The FPGA 300 includes a large number of different programmable tiles (e.g., that form a programmable fabric) including configurable logic blocks (CLBs) 330, random access memory blocks (BRAMs) 332, signal processing blocks (DSPs) 334, input/output blocks (IOBs) 336, configuration and clocking logic (CONFIG/CLOCKS) 338, digital transceivers 340, specialized input/output blocks (I/O) 342 (e.g., configuration ports and clock ports), and other programmable logic 344 such as digital clock managers, system monitoring logic, PCle interfaces, analog-to-digital converters (ADC), and so forth. The FPGA 300 includes an encryption hardblock 346.

In some FPGAs, each programmable tile can include at least one programmable interconnect element (INT) 350 having connections to input and output terminals 352 of a programmable logic element within the same tile, as shown by examples included in FIG. 9. Each programmable interconnect element 350 can also include connections to interconnect segments 354 of adjacent programmable interconnect element(s) in the same tile or other tile(s). Each programmable interconnect element 350 can also include connections to interconnect segments 356 of general routing resources between logic blocks (not shown). The general routing resources can include routing channels between logic blocks (not shown) comprising tracks of interconnect segments (e.g., interconnect segments 356) and switch blocks (not shown) for connecting interconnect segments. The interconnect segments of the general routing resources (e.g., interconnect segments 356) can span one or more logic blocks. The programmable interconnect elements 350 taken together with the general routing resources implement a programmable interconnect structure (programmable interconnect) for the illustrated FPGA 300.

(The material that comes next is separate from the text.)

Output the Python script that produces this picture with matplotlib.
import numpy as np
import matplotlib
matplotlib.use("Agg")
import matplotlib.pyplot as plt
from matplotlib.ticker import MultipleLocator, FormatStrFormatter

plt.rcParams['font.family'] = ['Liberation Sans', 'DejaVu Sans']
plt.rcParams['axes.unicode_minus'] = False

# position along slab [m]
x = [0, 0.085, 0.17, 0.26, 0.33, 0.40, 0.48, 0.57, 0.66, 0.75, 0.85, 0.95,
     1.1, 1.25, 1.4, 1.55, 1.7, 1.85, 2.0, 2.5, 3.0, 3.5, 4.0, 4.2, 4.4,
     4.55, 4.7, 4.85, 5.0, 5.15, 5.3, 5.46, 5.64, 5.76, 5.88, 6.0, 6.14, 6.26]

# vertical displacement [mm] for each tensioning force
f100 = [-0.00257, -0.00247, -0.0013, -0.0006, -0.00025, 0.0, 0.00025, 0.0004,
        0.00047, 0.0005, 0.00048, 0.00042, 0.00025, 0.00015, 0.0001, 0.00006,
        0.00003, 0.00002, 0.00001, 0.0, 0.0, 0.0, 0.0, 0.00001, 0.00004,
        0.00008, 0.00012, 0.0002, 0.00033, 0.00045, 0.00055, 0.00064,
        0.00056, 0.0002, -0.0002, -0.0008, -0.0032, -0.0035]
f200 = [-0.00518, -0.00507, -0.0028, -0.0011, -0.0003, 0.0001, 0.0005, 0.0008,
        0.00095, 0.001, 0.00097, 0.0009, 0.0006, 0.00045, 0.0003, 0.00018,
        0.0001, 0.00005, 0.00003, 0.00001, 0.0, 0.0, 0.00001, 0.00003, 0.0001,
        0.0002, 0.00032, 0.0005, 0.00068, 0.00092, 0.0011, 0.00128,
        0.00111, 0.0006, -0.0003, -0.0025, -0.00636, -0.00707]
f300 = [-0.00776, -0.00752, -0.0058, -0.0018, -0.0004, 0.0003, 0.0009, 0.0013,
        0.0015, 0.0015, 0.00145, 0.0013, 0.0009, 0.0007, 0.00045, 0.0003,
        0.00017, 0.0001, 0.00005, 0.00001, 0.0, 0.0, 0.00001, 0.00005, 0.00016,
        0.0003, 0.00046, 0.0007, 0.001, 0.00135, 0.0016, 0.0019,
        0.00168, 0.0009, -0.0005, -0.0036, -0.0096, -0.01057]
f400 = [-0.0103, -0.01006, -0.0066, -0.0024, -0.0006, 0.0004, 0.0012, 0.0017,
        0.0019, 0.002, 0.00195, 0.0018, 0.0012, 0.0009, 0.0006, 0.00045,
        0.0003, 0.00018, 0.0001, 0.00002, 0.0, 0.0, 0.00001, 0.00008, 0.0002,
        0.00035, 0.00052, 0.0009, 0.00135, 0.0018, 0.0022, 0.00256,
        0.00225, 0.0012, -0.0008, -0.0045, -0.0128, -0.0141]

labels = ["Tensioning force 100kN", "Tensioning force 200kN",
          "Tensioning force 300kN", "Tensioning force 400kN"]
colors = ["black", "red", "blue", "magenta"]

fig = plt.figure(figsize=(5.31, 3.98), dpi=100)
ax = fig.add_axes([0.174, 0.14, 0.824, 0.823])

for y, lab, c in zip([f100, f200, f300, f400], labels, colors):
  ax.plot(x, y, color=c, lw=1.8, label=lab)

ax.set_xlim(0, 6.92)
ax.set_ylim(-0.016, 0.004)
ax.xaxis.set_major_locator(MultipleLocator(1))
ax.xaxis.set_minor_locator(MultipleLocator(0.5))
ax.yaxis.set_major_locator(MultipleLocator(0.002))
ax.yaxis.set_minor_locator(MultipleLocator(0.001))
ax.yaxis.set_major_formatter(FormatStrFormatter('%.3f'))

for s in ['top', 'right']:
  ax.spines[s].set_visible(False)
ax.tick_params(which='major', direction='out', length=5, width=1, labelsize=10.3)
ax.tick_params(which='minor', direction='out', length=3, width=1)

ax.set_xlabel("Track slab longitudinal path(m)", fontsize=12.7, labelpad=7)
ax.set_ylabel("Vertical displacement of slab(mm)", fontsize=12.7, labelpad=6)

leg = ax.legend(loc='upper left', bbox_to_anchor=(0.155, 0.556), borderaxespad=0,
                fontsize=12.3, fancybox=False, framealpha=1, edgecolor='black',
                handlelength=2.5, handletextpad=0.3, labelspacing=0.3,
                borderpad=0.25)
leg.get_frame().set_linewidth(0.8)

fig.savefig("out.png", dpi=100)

In an example implementation, a CLB 330 can include a configurable logic element (CLE) 360 that can be programmed to implement user logic plus a single programmable interconnect element (INT) 350. A BRAM 332 can include a BRAM logic element (BRL) 362 in addition to one or more programmable interconnect elements 350. Typically, the number of interconnect elements included in a tile depends on the height of the tile. In the pictured example, a BRAM tile has the same height as five CLBs, but other numbers (e.g., four) can also be used. A signal processing block 334 can include a DSP logic element (DSPL) 364 in addition to an appropriate number of programmable interconnect elements 350. An IOB 336 can include, for example, two instances of an input/output logic element (IOL) 366 in addition to one instance of the programmable interconnect element 350. As will be clear to those of skill in the art, the actual I/O pads connected, for example, to the input/output logic element 366 typically are not confined to the area of the input/output logic element 366.

In the pictured example, a horizontal area near the center of the die is used for configuration, clock, and other control logic. Vertical columns 368 extending from this horizontal area or column are used to distribute the clocks and configuration signals across the breadth of the FPGA.

Some FPGAs utilizing the architecture illustrated in FIG. 9 include additional logic blocks that disrupt the regular columnar structure making up a large part of the FPGA. The additional logic blocks can be programmable blocks and/or dedicated logic.

Note that FIG. 9 is intended to illustrate only an exemplary FPGA architecture. For example, the numbers of logic blocks in a row, the relative width of the rows, the number and order of rows, the types of logic blocks included in the rows, the relative sizes of the logic blocks, and the interconnect/logic implementations included at the top of FIG. 9 are purely exemplary. For example, in an actual FPGA more than one adjacent row of CLBs is typically included wherever the CLBs appear, to facilitate the efficient implementation of user logic, but the number of adjacent CLB rows varies with the overall size of the FPGA.

While the foregoing is directed to specific examples, other and further examples may be devised without departing from the basic scope thereof, and the scope thereof is determined by the claims that follow.